> _Stated task_:
Reproduce exactly the lines below, from the first one through the line containing "39.46, 39.6, 39.66];", and omit any pictures.

> _Data section_:
______
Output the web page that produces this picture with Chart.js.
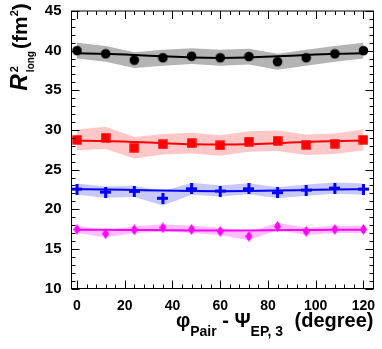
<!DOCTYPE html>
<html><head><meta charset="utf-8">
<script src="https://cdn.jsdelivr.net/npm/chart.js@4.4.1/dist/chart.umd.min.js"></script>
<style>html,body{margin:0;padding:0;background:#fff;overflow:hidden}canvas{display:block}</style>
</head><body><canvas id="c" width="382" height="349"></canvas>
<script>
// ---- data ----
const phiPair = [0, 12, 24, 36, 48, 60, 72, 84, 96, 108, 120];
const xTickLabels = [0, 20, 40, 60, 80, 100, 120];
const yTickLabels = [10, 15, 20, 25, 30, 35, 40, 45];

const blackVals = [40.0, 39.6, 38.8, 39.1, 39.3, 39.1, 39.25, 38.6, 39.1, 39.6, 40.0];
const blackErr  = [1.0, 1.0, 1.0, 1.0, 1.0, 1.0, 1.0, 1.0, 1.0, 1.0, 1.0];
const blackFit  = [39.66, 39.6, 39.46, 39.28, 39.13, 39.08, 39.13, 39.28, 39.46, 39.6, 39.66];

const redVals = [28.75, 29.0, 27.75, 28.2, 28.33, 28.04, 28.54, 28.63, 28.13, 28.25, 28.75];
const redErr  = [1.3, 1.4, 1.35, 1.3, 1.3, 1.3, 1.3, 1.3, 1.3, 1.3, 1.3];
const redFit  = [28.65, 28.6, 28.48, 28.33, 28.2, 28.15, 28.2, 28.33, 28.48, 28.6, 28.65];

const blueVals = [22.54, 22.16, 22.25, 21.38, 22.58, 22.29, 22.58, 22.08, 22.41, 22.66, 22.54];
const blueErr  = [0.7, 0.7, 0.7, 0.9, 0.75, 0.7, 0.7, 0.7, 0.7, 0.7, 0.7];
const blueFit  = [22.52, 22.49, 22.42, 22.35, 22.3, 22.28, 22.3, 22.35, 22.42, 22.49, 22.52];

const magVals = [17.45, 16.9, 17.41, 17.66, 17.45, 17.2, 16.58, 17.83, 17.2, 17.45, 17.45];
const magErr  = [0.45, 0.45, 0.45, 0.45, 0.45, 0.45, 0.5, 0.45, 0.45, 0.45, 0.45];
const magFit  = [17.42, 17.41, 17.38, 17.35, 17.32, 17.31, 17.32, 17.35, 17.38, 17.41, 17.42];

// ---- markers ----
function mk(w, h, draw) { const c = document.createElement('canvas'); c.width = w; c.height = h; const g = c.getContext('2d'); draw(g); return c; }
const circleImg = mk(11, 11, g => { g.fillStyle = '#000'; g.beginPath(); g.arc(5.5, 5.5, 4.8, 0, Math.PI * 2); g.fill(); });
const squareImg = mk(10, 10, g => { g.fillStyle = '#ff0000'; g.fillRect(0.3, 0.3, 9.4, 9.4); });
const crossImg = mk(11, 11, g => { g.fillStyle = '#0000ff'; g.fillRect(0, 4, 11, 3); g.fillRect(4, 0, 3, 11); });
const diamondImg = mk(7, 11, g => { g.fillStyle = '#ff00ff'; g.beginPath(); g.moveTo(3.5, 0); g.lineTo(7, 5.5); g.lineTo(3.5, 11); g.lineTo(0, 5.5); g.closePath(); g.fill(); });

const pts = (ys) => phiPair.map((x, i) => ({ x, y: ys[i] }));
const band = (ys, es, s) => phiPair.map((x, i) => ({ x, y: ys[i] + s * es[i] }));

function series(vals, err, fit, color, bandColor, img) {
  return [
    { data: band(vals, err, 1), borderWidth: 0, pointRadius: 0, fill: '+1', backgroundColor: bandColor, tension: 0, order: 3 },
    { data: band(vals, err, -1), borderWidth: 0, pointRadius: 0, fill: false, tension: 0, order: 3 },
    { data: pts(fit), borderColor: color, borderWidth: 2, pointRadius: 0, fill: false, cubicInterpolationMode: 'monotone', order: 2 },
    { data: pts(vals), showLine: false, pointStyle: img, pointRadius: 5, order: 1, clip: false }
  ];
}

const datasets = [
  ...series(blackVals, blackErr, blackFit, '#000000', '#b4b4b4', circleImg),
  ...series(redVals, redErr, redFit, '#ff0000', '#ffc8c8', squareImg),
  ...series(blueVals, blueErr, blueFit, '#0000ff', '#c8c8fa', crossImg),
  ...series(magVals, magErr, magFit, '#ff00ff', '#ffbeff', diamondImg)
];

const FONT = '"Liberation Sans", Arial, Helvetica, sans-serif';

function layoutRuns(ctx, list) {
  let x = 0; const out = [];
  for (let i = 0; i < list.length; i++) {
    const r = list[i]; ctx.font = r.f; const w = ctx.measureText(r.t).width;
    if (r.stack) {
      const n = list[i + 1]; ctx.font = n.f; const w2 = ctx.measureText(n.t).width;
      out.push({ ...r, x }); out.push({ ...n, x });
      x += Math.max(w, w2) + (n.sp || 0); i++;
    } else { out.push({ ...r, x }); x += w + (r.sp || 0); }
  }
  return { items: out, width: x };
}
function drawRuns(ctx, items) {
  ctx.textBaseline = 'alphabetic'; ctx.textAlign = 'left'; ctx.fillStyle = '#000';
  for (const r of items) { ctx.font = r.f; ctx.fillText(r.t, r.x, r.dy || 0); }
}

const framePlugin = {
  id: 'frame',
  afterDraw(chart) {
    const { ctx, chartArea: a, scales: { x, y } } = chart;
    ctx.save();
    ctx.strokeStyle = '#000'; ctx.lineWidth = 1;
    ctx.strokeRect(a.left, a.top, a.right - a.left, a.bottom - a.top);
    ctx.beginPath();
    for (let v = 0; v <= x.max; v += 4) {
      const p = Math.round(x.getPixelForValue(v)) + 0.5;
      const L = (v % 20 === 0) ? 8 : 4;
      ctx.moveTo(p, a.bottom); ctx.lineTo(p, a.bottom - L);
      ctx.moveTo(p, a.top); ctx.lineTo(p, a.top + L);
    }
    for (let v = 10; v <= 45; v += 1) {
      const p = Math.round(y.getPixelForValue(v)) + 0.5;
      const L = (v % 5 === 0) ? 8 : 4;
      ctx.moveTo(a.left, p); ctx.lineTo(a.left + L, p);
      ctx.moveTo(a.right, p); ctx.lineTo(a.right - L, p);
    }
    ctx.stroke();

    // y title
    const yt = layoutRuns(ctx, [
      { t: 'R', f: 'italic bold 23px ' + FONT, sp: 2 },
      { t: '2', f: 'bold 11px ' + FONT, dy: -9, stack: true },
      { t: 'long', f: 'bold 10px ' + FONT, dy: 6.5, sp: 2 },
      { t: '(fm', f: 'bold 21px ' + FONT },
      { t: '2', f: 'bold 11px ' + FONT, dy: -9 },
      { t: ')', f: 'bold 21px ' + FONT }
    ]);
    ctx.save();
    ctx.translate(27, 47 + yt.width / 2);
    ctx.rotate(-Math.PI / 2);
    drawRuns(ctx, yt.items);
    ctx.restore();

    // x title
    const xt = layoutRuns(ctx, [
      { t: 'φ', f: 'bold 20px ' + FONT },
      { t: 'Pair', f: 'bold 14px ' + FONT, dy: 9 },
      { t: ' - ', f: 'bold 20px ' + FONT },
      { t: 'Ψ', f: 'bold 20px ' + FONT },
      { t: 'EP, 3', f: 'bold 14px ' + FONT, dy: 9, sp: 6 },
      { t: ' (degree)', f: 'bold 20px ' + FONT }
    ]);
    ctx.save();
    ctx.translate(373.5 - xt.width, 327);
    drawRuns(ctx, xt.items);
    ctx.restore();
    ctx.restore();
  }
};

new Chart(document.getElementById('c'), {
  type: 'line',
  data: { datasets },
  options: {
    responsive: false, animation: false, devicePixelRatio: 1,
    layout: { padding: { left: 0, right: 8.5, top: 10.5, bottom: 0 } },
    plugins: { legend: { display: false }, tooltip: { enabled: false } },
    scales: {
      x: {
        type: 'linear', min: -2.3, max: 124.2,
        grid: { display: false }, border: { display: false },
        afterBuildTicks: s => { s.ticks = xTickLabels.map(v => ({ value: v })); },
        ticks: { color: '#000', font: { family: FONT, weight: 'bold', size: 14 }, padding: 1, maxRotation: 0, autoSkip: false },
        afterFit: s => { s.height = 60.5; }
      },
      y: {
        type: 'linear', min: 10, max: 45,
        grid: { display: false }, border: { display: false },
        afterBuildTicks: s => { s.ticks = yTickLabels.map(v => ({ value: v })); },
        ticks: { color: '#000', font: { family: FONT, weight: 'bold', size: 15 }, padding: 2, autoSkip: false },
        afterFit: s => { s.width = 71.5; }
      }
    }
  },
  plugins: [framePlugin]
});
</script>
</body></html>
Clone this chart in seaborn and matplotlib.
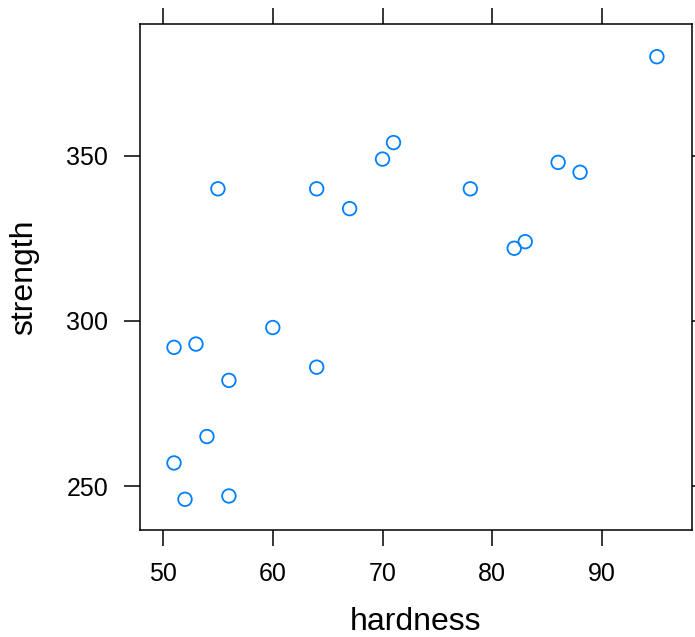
______
> _Solved exercise_:
Output the web page that produces this picture with Chart.js.
<!DOCTYPE html>
<html><head><meta charset="utf-8">
<script src="https://cdn.jsdelivr.net/npm/chart.js@4.4.1/dist/chart.umd.min.js"></script>
<style>html,body{margin:0;padding:0;background:#fff;overflow:hidden}canvas{display:block}</style>
</head><body><canvas id="c" width="382" height="349"></canvas>
<script>
// ---- data ----
const phiPair = [0, 12, 24, 36, 48, 60, 72, 84, 96, 108, 120];
const xTickLabels = [0, 20, 40, 60, 80, 100, 120];
const yTickLabels = [10, 15, 20, 25, 30, 35, 40, 45];

const blackVals = [40.0, 39.6, 38.8, 39.1, 39.3, 39.1, 39.25, 38.6, 39.1, 39.6, 40.0];
const blackErr  = [1.0, 1.0, 1.0, 1.0, 1.0, 1.0, 1.0, 1.0, 1.0, 1.0, 1.0];
const blackFit  = [39.66, 39.6, 39.46, 39.28, 39.13, 39.08, 39.13, 39.28, 39.46, 39.6, 39.66];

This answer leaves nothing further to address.